Nach dem Fund des Gefechtskopfs eines sowjetischen Panzerabwehrgeschosses in Pforzheim wird wegen des Verdachts des Verstoßes gegen das Kriegswaffenkontrollgesetz ermittelt. Wie ein Polizeisprecher auf Anfrage sagte, laufe das Verfahren zunächst gegen Unbekannt. Das Geschoss war am 11. September von einem Spaziergänger am Ufer der Nagold entdeckt und noch am selben Tag vom Kampfmittelbeseitigungsdienst gesprengt und unschädlich gemacht worden. Umliegende Häuser wurden evakuiert, 40 Menschen mussten vorübergehend ihre Wohnungen verlassen.

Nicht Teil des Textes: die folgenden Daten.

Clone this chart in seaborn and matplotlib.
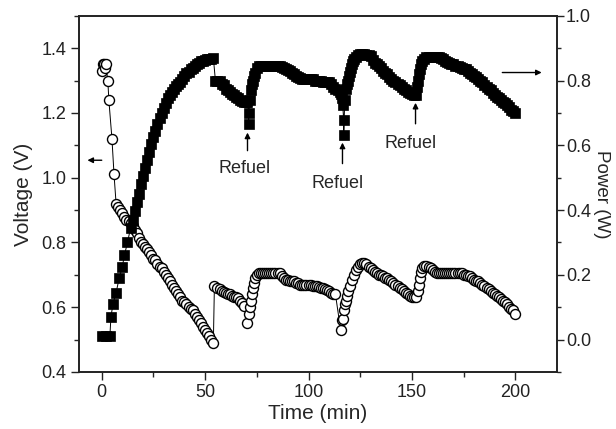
import matplotlib
matplotlib.use('Agg')
import matplotlib.pyplot as plt
import seaborn as sns
import pandas as pd
from matplotlib.ticker import MultipleLocator, FormatStrFormatter

# voltage (open circles, left axis), one list pair per discharge run
volt_t1 = [0, 0.5, 1, 1.5, 2, 3, 3.5, 5, 6, 7, 8, 9, 10, 11, 12, 13, 14, 15, 16, 17,
           18, 19, 20, 21, 22, 23, 24, 25, 26, 27, 28, 29, 30, 31, 32, 33, 34, 35, 36, 37,
           38, 39, 40, 41, 42, 43, 44, 45, 46, 47, 48, 49, 50, 51, 52, 53, 54]
volt_v1 = [1.33, 1.35, 1.35, 1.34, 1.35, 1.30, 1.24, 1.12, 1.01, 0.92, 0.91, 0.90, 0.89, 0.88,
           0.87, 0.865, 0.86, 0.85, 0.84, 0.83, 0.815, 0.80, 0.795, 0.785, 0.78, 0.77, 0.76,
           0.75, 0.745, 0.735, 0.725, 0.72, 0.71, 0.70, 0.69, 0.68, 0.67, 0.66, 0.65, 0.64,
           0.63, 0.62, 0.615, 0.61, 0.60, 0.595, 0.59, 0.58, 0.57, 0.56, 0.55, 0.54, 0.53,
           0.52, 0.51, 0.50, 0.49]
volt_t2 = [54.5, 56, 57, 58, 59, 60, 61, 62, 63, 64, 65, 66, 67, 68, 69,
           70.5, 71, 71.5, 72, 72.5, 73, 73.5, 74, 75, 76, 77, 78, 79, 80, 81, 82, 83, 84, 85, 86,
           87, 88, 89, 90, 91, 92, 93, 94, 95, 96, 97, 98, 99, 100, 101, 102, 103, 104, 105,
           106, 107, 108, 109, 110, 111, 112, 113]
volt_v2 = [0.664, 0.66, 0.655, 0.65, 0.648, 0.645, 0.64, 0.64, 0.635, 0.632, 0.63, 0.628,
           0.62, 0.612, 0.605,
           0.55, 0.58, 0.60, 0.62, 0.64, 0.66, 0.675, 0.69, 0.70, 0.705, 0.706, 0.706, 0.706,
           0.706, 0.706, 0.706, 0.706, 0.706, 0.706, 0.706,
           0.695, 0.69, 0.685, 0.685, 0.68, 0.68, 0.68, 0.675, 0.675, 0.67, 0.67, 0.67, 0.67,
           0.67, 0.668, 0.667, 0.665, 0.665, 0.662, 0.66, 0.658, 0.655, 0.652, 0.65, 0.645,
           0.64, 0.64]
volt_t3 = [115.5, 116, 116.5, 117, 117.5, 118, 118.5, 119, 120, 121, 122, 123, 124, 125, 126,
           127, 128, 129, 130, 131, 132, 133, 134, 135, 136, 137, 138, 139, 140, 141, 142, 143,
           144, 145, 146, 147, 148, 149, 150, 151, 152]
volt_v3 = [0.53, 0.56, 0.565, 0.59, 0.61, 0.62, 0.635, 0.65, 0.665, 0.685, 0.70, 0.715, 0.725,
           0.735, 0.738, 0.738, 0.735, 0.725, 0.72, 0.715, 0.71, 0.705, 0.70, 0.70, 0.695,
           0.69, 0.69, 0.685, 0.68, 0.675, 0.67, 0.665, 0.66, 0.655, 0.65, 0.645, 0.64, 0.635,
           0.633, 0.63, 0.63]
volt_t4 = [153, 153.5, 154, 154.5, 155, 156, 157, 158, 159, 160, 161, 162, 163, 164, 165, 166,
           167, 168, 169, 170, 171, 172, 173, 174, 175, 176, 177, 178, 179, 180, 181, 182, 183,
           184, 185, 186, 187, 188, 189, 190, 191, 192, 193, 194, 195, 196, 197, 198, 199, 200]
volt_v4 = [0.65, 0.67, 0.69, 0.71, 0.72, 0.726, 0.726, 0.724, 0.72, 0.715, 0.71, 0.706, 0.706,
           0.706, 0.706, 0.706, 0.706, 0.706, 0.706, 0.706, 0.706, 0.706, 0.706, 0.705, 0.70,
           0.70, 0.695, 0.695, 0.69, 0.685, 0.68, 0.68, 0.675, 0.67, 0.665, 0.66, 0.655, 0.65,
           0.645, 0.64, 0.635, 0.63, 0.625, 0.62, 0.615, 0.61, 0.60, 0.595, 0.59, 0.58]

# power (filled squares, right axis)
power_t1 = [0, 2, 4, 4.5, 5.5, 7, 8.5, 10, 11, 12.5, 14, 15, 16, 17, 18, 19, 20, 21, 22, 23,
            24, 25, 26, 27, 28, 29, 30, 31, 32, 33, 34, 35, 36, 37, 38, 39, 40, 41, 42, 43,
            44, 45, 46, 47, 48, 49, 50, 51, 52, 53, 54]
power_w1 = [0.01, 0.01, 0.01, 0.07, 0.11, 0.145, 0.19, 0.225, 0.26, 0.30, 0.345, 0.37, 0.397,
            0.425, 0.45, 0.48, 0.505, 0.53, 0.555, 0.58, 0.605, 0.625, 0.645, 0.665, 0.685,
            0.70, 0.715, 0.73, 0.745, 0.755, 0.765, 0.775, 0.782, 0.79, 0.797, 0.805, 0.815,
            0.822, 0.828, 0.835, 0.84, 0.846, 0.85, 0.855, 0.86, 0.862, 0.865, 0.866, 0.867,
            0.868, 0.87]
power_t2 = [55, 56, 57, 58, 59, 60, 61, 62, 63, 64, 65, 66, 67, 68, 69, 70, 70.5, 71, 71,
            71.5, 72, 72.5, 73, 73.5, 74, 75, 76, 77, 78, 79, 80, 81, 82, 83, 84, 85, 86, 87,
            88, 89, 90, 91, 92, 93, 94, 95, 96, 97, 98, 99, 100, 101, 102, 103, 104, 105, 106,
            107, 108, 109, 110, 111, 112, 113, 114, 115, 115.5, 116, 116.5, 117, 117]
power_w2 = [0.80, 0.80, 0.80, 0.79, 0.785, 0.775, 0.77, 0.765, 0.76, 0.755, 0.75, 0.745, 0.74,
            0.737, 0.735, 0.735, 0.735, 0.70, 0.665,
            0.74, 0.77, 0.79, 0.80, 0.815, 0.825, 0.84, 0.846, 0.846, 0.846, 0.846, 0.846,
            0.846, 0.846, 0.846, 0.846, 0.846, 0.846, 0.842, 0.84, 0.835, 0.832, 0.83, 0.825,
            0.82, 0.815, 0.81, 0.808, 0.806, 0.806, 0.806, 0.806, 0.806, 0.805, 0.80, 0.80,
            0.80, 0.798, 0.797, 0.797, 0.797, 0.797, 0.79, 0.78, 0.775, 0.77, 0.765, 0.76,
            0.745, 0.725, 0.677, 0.631]
power_t3 = [117.5, 118, 118.5, 119, 119.5, 120, 120.5, 121, 121.5, 122, 123, 124, 125, 126,
            127, 128, 129, 130, 131, 132, 133, 134, 135, 136, 137, 138, 139, 140, 141, 142,
            143, 144, 145, 146, 147, 148, 149, 150, 151, 152]
power_w3 = [0.74, 0.775, 0.79, 0.80, 0.815, 0.828, 0.84, 0.85, 0.86, 0.868, 0.874, 0.878,
            0.881, 0.883, 0.883, 0.88, 0.878, 0.875, 0.865, 0.855, 0.85, 0.845, 0.838, 0.83,
            0.825, 0.82, 0.812, 0.806, 0.80, 0.795, 0.79, 0.785, 0.78, 0.775, 0.77, 0.765,
            0.762, 0.76, 0.757, 0.755]
power_t4 = [152.5, 153, 153.5, 154, 154.5, 155, 156, 157, 158, 159, 160, 161, 162, 163, 164,
            165, 166, 167, 168, 169, 170, 171, 172, 173, 174, 175, 176, 177, 178, 179, 180,
            181, 182, 183, 184, 185, 186, 187, 188, 189, 190, 191, 192, 193, 194, 195, 196,
            197, 198, 199, 200]
power_w4 = [0.78, 0.80, 0.82, 0.837, 0.85, 0.86, 0.868, 0.872, 0.874, 0.874, 0.874, 0.874,
            0.874, 0.874, 0.87, 0.868, 0.862, 0.858, 0.855, 0.852, 0.85, 0.846, 0.845, 0.842,
            0.84, 0.837, 0.835, 0.83, 0.825, 0.82, 0.815, 0.81, 0.805, 0.80, 0.795, 0.787,
            0.78, 0.775, 0.77, 0.762, 0.755, 0.75, 0.745, 0.74, 0.735, 0.73, 0.725, 0.718,
            0.71, 0.705, 0.70]

# annotations: (label, text x, text y, arrow x, arrow tail y, arrow head y) on power axis
refuel_marks = [("Refuel", 69, 0.53, 70.5, 0.575, 0.648),
                ("Refuel", 114, 0.483, 116.4, 0.535, 0.617),
                ("Refuel", 149.3, 0.606, 151.7, 0.658, 0.74)]

sns.set_style('ticks')
plt.rcParams['font.family'] = ['Liberation Sans', 'DejaVu Sans']

df_v = pd.DataFrame({'t': volt_t1 + volt_t2 + volt_t3 + volt_t4,
                     'v': volt_v1 + volt_v2 + volt_v3 + volt_v4})
df_p = pd.DataFrame({'t': power_t1 + power_t2 + power_t3 + power_t4,
                     'p': power_w1 + power_w2 + power_w3 + power_w4})

fig, ax = plt.subplots(figsize=(6.16, 4.29), dpi=100)
fig.subplots_adjust(left=0.128, right=0.904, bottom=0.133, top=0.963)
ax2 = ax.twinx()

sns.lineplot(data=df_v, x='t', y='v', ax=ax, estimator=None, sort=False,
             color='k', lw=0.7, marker='o', markersize=7.2,
             markerfacecolor='white', markeredgecolor='k', markeredgewidth=1.0)
sns.lineplot(data=df_p, x='t', y='p', ax=ax2, estimator=None, sort=False,
             color='k', lw=0.7, marker='s', markersize=7.0,
             markerfacecolor='k', markeredgecolor='k', markeredgewidth=0.5)

ax.set_xlim(-11, 220)
ax.set_ylim(0.4, 1.5)
ax2.set_ylim(-0.1, 1.0)

ax.xaxis.set_major_locator(MultipleLocator(50))
ax.xaxis.set_minor_locator(MultipleLocator(25))
ax.yaxis.set_minor_locator(MultipleLocator(0.1))
ax2.yaxis.set_minor_locator(MultipleLocator(0.1))
ax.set_yticks([0.4, 0.6, 0.8, 1.0, 1.2, 1.4])
ax2.set_yticks([0.0, 0.2, 0.4, 0.6, 0.8, 1.0])
ax.yaxis.set_major_formatter(FormatStrFormatter('%.1f'))
ax2.yaxis.set_major_formatter(FormatStrFormatter('%.1f'))

for a in (ax, ax2):
    a.tick_params(which='major', direction='out', length=6, width=1, labelsize=13,
                  pad=3, colors='#222222')
    a.tick_params(which='minor', direction='out', length=3.5, width=1)
    for s in a.spines.values():
        s.set_visible(True)
        s.set_linewidth(1.2)
        s.set_color('#222222')
ax2.tick_params(which='major', length=5, pad=1.5)
ax2.tick_params(which='minor', length=3)

ax.set_xlabel('Time (min)', fontsize=15, labelpad=2)
ax.set_ylabel('Voltage (V)', fontsize=15, labelpad=6)
ax2.set_ylabel('Power (W)', fontsize=13.5, rotation=270, labelpad=14)

for label, tx, ty, axx, y0, y1 in refuel_marks:
    ax2.text(tx, ty, label, fontsize=13, ha='center', va='center')
    ax2.annotate('', xy=(axx, y1), xytext=(axx, y0),
                 arrowprops=dict(arrowstyle='-|>', color='k', lw=1, mutation_scale=8))

# pointers telling which axis each curve belongs to
ax.annotate('', xy=(-8.2, 1.054), xytext=(1.4, 1.054),
            arrowprops=dict(arrowstyle='-|>', color='k', lw=1, mutation_scale=8))
ax2.annotate('', xy=(214, 0.825), xytext=(192.3, 0.825),
             arrowprops=dict(arrowstyle='-|>', color='k', lw=1, mutation_scale=8))

fig.savefig('out.png', dpi=100)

Nach Angaben der Kampfmittelexperten beim Regierungspräsidium Stuttgart war der scharfe Gefechtskopf der Panzerabwehrwaffe RPG-2 vollständig. Es fehlte lediglich das Abschussrohr. Wie das Geschoss ans Flussufer nach Pforzheim kam, ist nicht bekannt. »Der Gegenstand könnte irgendwann mal angeschwemmt worden sein«, mutmaßte ein Polizeisprecher. Einen konkreten Tatverdacht gebe es nicht; dass etwas nicht mit rechten Dingen zuging, wird angenommen.
Das Kampfmittel lag nach Einschätzung der Experten wohl längere Zeit im Wasser. Es sei äußerlich gut erhalten gewesen, vorne aber deformiert. Da es nicht transportsicher war, wurde es vor Ort gesprengt.
Zunächst war die Stadt davon ausgegangen, dass es sich um einen Blindgänger aus dem Zweiten Weltkrieg handelt. Waren doch am 23. Februar 1945 bei einem Angriff der alliierten Luftstreitkräfte 1575 Tonnen Bomben abgeworfen worden, darunter Spreng- und Brandbomben sowie Luftminen. Große Teile Pforzheims wurden in 20 Minuten in Schutt und Asche gelegt, mindestens 17 600 Menschen starben. Doch die Bomber kamen von der britischen Royal Air Force. Sowjetische Kräfte waren an der Bombardierung Pforzheims nicht beteiligt.
Untersuchungen des gefundenen Gefechtskopfs weisen auf eine spätere Produktion hin. »Es handelt sich definitiv um ein Nachkriegsmodell«, sagte ein Spezialist des Kampfmittelbeseitigungsdienstes den »Badischen Neuesten Nachrichten« (BNN). »Ob ihn jemand irgendwo von einem Truppenübungsplatz mitgenommen und dann verschossen hat - wir können nicht sagen, wie er dorthin kam«, zitiert die BNN den Experten. Funde sowjetischer oder russischer Kampfmittel sind in Baden-Württemberg demnach sehr selten.